Yes, welcome to the China of 2007, a place that seems to reinvent itself—at least superficially—annually. Green is perhaps the first economist to attempt to calculate China years, which he admits is only semi-serious. “Of course, our China years are only meant as a bit of fun, but we hope they help put a number to the sense of dizziness you may be experiencing after having moved to China,” he says.
According to Green’s calculations, one American year is equivalent to one quarter of a Chinese year, or 2.8 months. One British year equals 3.1 Chinese months. In other words, an American or a Brit will experience as much change in China in the space of three months as he or she would at home. Life in China is roughly four times faster.
Such speed of change is more routine for Asians. One Singaporean year, for example, is about six months in China years, while one Korean year equals about eight Chinese months. A year for folks in Botswana also is equivalent to eight months in China.
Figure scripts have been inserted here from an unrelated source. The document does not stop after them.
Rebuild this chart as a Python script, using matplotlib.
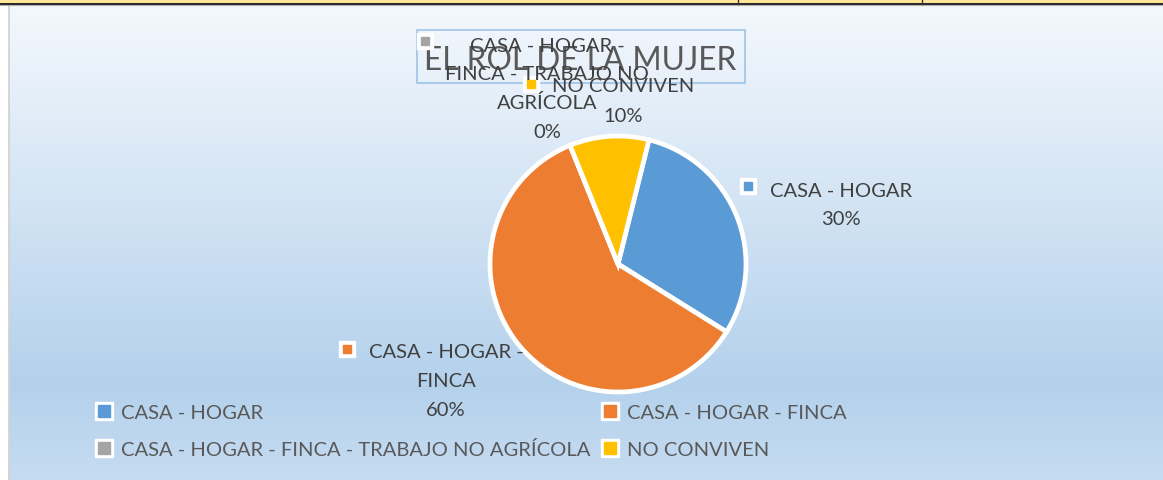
import matplotlib
matplotlib.use("Agg")
import matplotlib.pyplot as plt
import numpy as np
from matplotlib.patches import Rectangle

# ---- data ----
categories = ["CASA - HOGAR", "CASA - HOGAR - FINCA",
              "CASA - HOGAR - FINCA - TRABAJO NO AGRÍCOLA", "NO CONVIVEN"]
values = [30, 60, 0, 10]
colors = ["#5B9BD5", "#ED7D31", "#A5A5A5", "#FFC000"]
label_lines = [["CASA - HOGAR"], ["CASA - HOGAR -", "FINCA"],
               ["CASA - HOGAR -", "FINCA - TRABAJO NO", "AGRÍCOLA"], ["NO CONVIVEN"]]
title = "EL ROL DE LA MUJER"

FONT = ["Lato", "DejaVu Sans"]
W, H = 1163, 481
fig = plt.figure(figsize=(W / 100, H / 100), dpi=100)
fig.patch.set_facecolor("white")
ax = fig.add_axes([0, 0, 1, 1])


def Y(y):
    return H - y


renderer = fig.canvas.get_renderer()


def fit_size(text, target_w, base=20):
    t = fig.text(0, 0, text, fontsize=base, family=FONT)
    w = t.get_window_extent(renderer).width
    t.remove()
    return base * target_w / w


lab_fs = fit_size("CASA - HOGAR", 142)
leg_fs = min(lab_fs, fit_size(categories[2], 470))
tit_fs = fit_size(title, 312)

# ---- background ----
stops = [(0.0, (244, 248, 253)), (0.80, (180, 209, 236)), (1.0, (198, 220, 241))]
n = 400
g = np.zeros((n, 1, 3))
for i in range(n):
    f = i / (n - 1)
    for (a, ca), (b, cb) in zip(stops[:-1], stops[1:]):
        if a <= f <= b:
            t = (f - a) / (b - a)
            g[i, 0] = [(ca[k] + (cb[k] - ca[k]) * t) / 255 for k in range(3)]
ax.imshow(g, extent=[9, W, 0, Y(6)], aspect="auto", origin="upper", zorder=0)
# left gray edge line
ax.plot([9, 9], [0, Y(6)], color="#d0d0d0", lw=1.2, zorder=1)
# top spreadsheet strip
ax.add_patch(Rectangle((0, Y(4)), W, 4, facecolor="#FFE699", edgecolor="none", zorder=1))
ax.plot([0, W], [Y(4.5), Y(4.5)], color="#222222", lw=1.4, zorder=2)
ax.plot([0, W], [Y(6), Y(6)], color="#b0b0b0", lw=0.8, zorder=2)
for xv in (738, 922):
    ax.plot([xv, xv], [Y(0), Y(4.5)], color="#333333", lw=1, zorder=2)

# ---- pie ----
ax.pie(values, colors=colors, startangle=76, counterclock=False,
       center=(618, Y(265)), radius=128,
       wedgeprops=dict(edgecolor="white", linewidth=3.4), frame=True)
ax.set_xlim(0, W)
ax.set_ylim(0, H)
ax.set_aspect("auto")
ax.axis("off")

# ---- title ----
ax.add_patch(Rectangle((417, Y(84)), 328, 53, facecolor="none",
                       edgecolor="#9DC3E6", lw=1.2, zorder=5))
ax.text(580, Y(70.5), title, fontsize=tit_fs, family=FONT, color="#595959",
        ha="center", va="baseline", zorder=6)

# ---- data labels ----
total = sum(values)
pcts = [f"{round(v / total * 100)}%" for v in values]
label_pos = [  # center x, baselines, marker (x, y)
    (841, [197, 225.5], (748, 187)),
    (446, [358, 387, 415.7], (347, 350)),
    (547, [52, 80.5, 109, 137.5], (425, 42)),
    (623, [92, 121.5], (531, 85)),
]
for i in range(len(values)):
    cx, bls, (mx, my) = label_pos[i]
    lines = label_lines[i] + [pcts[i]]
    for line, bl in zip(lines, bls):
        ax.text(cx, Y(bl), line, fontsize=lab_fs, family=FONT, color="#404040",
                ha="center", va="baseline", zorder=8)
    ax.plot([mx], [Y(my)], marker="s", ms=11, color="white", mec="white", zorder=7)
    ax.plot([mx], [Y(my)], marker="s", ms=6.3, color=colors[i], mec=colors[i], zorder=7)

# ---- legend ----
leg_pos = [(104, 419), (610, 419), (104, 456.5), (610, 456.5)]
for i, cat in enumerate(categories):
    mx, bl = leg_pos[i]
    my = bl - 7.5
    ax.plot([mx], [Y(my)], marker="s", ms=13, color="white", mec="white", zorder=7)
    ax.plot([mx], [Y(my)], marker="s", ms=8, color=colors[i], mec=colors[i], zorder=7)
    ax.text(mx + 17, Y(bl), cat, fontsize=leg_fs, family=FONT, color="#595959",
            ha="left", va="baseline", zorder=8)

fig.savefig("out.png", dpi=100)
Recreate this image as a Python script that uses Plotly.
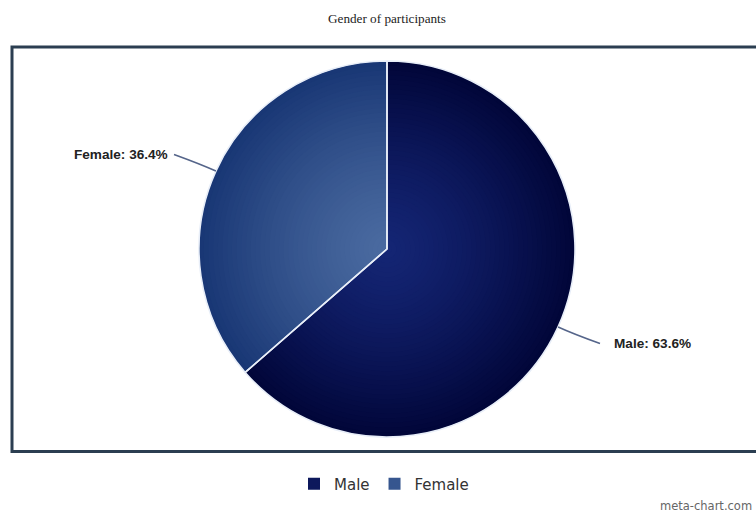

While hardly a perfect measure, the concept of China years offers a lens through which to view China’s fast-changing economy. From policymakers in Beijing to investors in New York, discerning turns, problems and opportunities in a financial system moving this fast is easier said than done. The US Federal Reserve is having a hard enough time gauging how turmoil in credit markets will affect the US economy. Chinese officials lack the high-quality data available in Washington even as their economy changes under their feet.
China years work in the other direction, too. Take Malawi, which Green calculates has only grown 0.001% a year on average since 1980. Malawi is used to as much economic growth in a year as takes place in China every seven hours. Nigerians have seen things change as much in their economy over the last three decades as China has in the last 12 months.
Using data on per-capita gross domestic product (GDP) in local currency and in constant prices, Green calculated the average growth rates of about 60 countries. Next, Green compared those GDP rates with China’s and calculated how their experiences compared.
One problem with his measure is that lots of changes in economies aren’t reflected in GDP data. Also, regional differences within economies are hard to account for. Shanghai residents have probably witnessed more change in recent years than farmers in northwest China.
Even so, Green gets the point across. Cranes are working day and night to finish the latest additions to the skylines of Beijing, Dalian, Guangzhou, Shanghai, Shenzhen and other cities. Next year, Mori Building Co. will open China’s tallest building in Shanghai. An estimated 3 million sq. m (32.3 million sq. ft) of space will come onto the market by the end of 2010, doubling Shanghai’s office supply.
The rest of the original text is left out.